Toda a gente concorda que Steve Jobs foi um grande inovador. Mas que inovou ele ao certo?
O interface gráfico com o utilizador e o rato, que fizeram o sucesso do Mac, foram inventados pelo centro de investigação da Xerox de Palo Alto. O iPod foi uma variante de MP3, o iPhone um modelo de smartphone. Anos antes do iPad, não esqueçamos, a Microsoft lançara o Tablet PC.
Não por acaso, o Next e o Newton, porventura as suas mais ousadas criações, redundaram em completos fracassos.

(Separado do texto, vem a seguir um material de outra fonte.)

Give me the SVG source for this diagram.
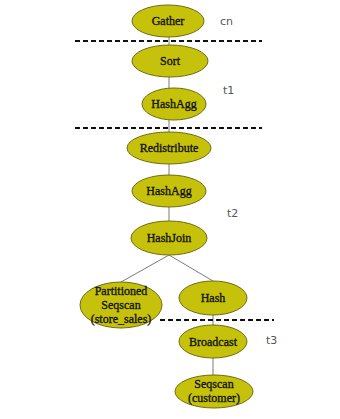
<svg xmlns="http://www.w3.org/2000/svg" width="340" height="419" viewBox="0 0 340 419">
<style>
.n ellipse{fill:#c6c20c;stroke:#6f6c10;stroke-width:1}
.n text{font-family:"Liberation Serif","Times New Roman",serif;font-size:12px;fill:#141408;stroke:#141408;stroke-width:0.35;text-anchor:middle}
.c line{stroke:#7a7a7a;stroke-width:1}
.d{stroke:#111;stroke-width:2;stroke-dasharray:5 3}
.lbl{font-family:"DejaVu Sans","Liberation Sans",sans-serif;font-size:11px;fill:#555}
</style>
<rect width="340" height="419" fill="#fff"/>
<g id="connectors" class="c">
<line x1="169" y1="37" x2="169" y2="45"/>
<line x1="169" y1="77" x2="169" y2="88"/>
<line x1="169" y1="120" x2="169" y2="132"/>
<line x1="169" y1="164" x2="169" y2="175"/>
<line x1="169" y1="207" x2="169" y2="221"/>
<line x1="169" y1="255" x2="121" y2="282"/>
<line x1="169" y1="255" x2="213" y2="281"/>
<line x1="213" y1="315" x2="213" y2="325"/>
<line x1="213" y1="358" x2="213" y2="375"/>
</g>
<g id="dividers">
<line class="d" x1="75" y1="41" x2="262" y2="41"/>
<line class="d" x1="75" y1="128" x2="262" y2="128"/>
<line class="d" x1="160" y1="320" x2="274" y2="320"/>
</g>
<g id="gather" class="n"><ellipse cx="168" cy="21" rx="36" ry="16"/><text x="168" y="25">Gather</text></g>
<g id="sort" class="n"><ellipse cx="170" cy="61" rx="38" ry="16"/><text x="170" y="65">Sort</text></g>
<g id="hashagg1" class="n"><ellipse cx="174" cy="104" rx="32" ry="16"/><text x="174" y="108">HashAgg</text></g>
<g id="redistribute" class="n"><ellipse cx="169" cy="148" rx="42" ry="16"/><text x="169" y="152">Redistribute</text></g>
<g id="hashagg2" class="n"><ellipse cx="169" cy="191" rx="37" ry="16"/><text x="169" y="195">HashAgg</text></g>
<g id="hashjoin" class="n"><ellipse cx="169" cy="238" rx="38" ry="17"/><text x="169" y="242">HashJoin</text></g>
<g id="partitioned" class="n"><ellipse cx="121" cy="305" rx="41" ry="23"/><text x="121" y="295">Partitioned</text><text x="121" y="309">Seqscan</text><text x="121" y="323">(store_sales)</text></g>
<g id="hash" class="n"><ellipse cx="213" cy="298" rx="34" ry="17"/><text x="213" y="302">Hash</text></g>
<g id="broadcast" class="n"><ellipse cx="213" cy="341.5" rx="34" ry="16.5"/><text x="213" y="345.5">Broadcast</text></g>
<g id="seqscan" class="n"><ellipse cx="214" cy="391.5" rx="39" ry="16.5"/><text x="214" y="388">Seqscan</text><text x="214" y="402">(customer)</text></g>
<g id="labels">
<text class="lbl" x="220" y="25">cn</text>
<text class="lbl" x="223" y="94">t1</text>
<text class="lbl" x="227" y="217">t2</text>
<text class="lbl" x="266" y="344">t3</text>
</g>
</svg>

Jobs foi, desde logo, um génio do design. Repetidamente, agarrou em dispositivos obnóxios e transformou-os em objetos de utilização agradável para pessoas comuns.
Mais: usou com inigualável mestria o poder das palavras para dar um sentido mágico a essas coisas, e aí residiu o seu talento de marketing. Começou por apodar o computador pessoal de ferramenta ao serviço da libertação do indivíduo - do
eu autónomo, irrequieto e explorador - uma das mais mobilizadoras ficções do mundo contemporâneo.
iMac, iPod, iPhone e iPad, todas estas designações remetem para o mito da capacidade transformadora do
eu mínimo e solitário, mas irredutível e poderoso. Sem essa inspiração, jamais o entusiasmo de um punhado de visionários informáticos poderia ter-se transformado no vasto movimento de digitalização da economia, da cultura e da sociedade cujas consequências estamos ainda a descobrir.
A construção de um inimigo desempenhou um papel central na transmutação da contra-cultura californiana dos anos 60 que Jobs viveu intensamente no culto do empreendedorismo multimilionário de
jeans e
tee-shirt. A IBM foi, numa primeira fase, a encarnação ideal do sistema industrial-burocrático ao qual a Apple se opunha, mais tarde substituída pela igualmente odiada Microsoft enquando ícone atualizado de um poder totalitário e opressivo.
A cruzada populista de Jobs inspirou-se de forma evidente no lendário combate de David contra Golias, um mito constitutivo essencial do espírito democrático americano.
O futuro da Apple encontra-se por isso ameaçado não só pela morte do guia espiritual que conduzia os seus destinos com mão de ferro, mas também, em não menor grau, pelo facto de a Apple ter entretanto ocupado o lugar do odiado Golias.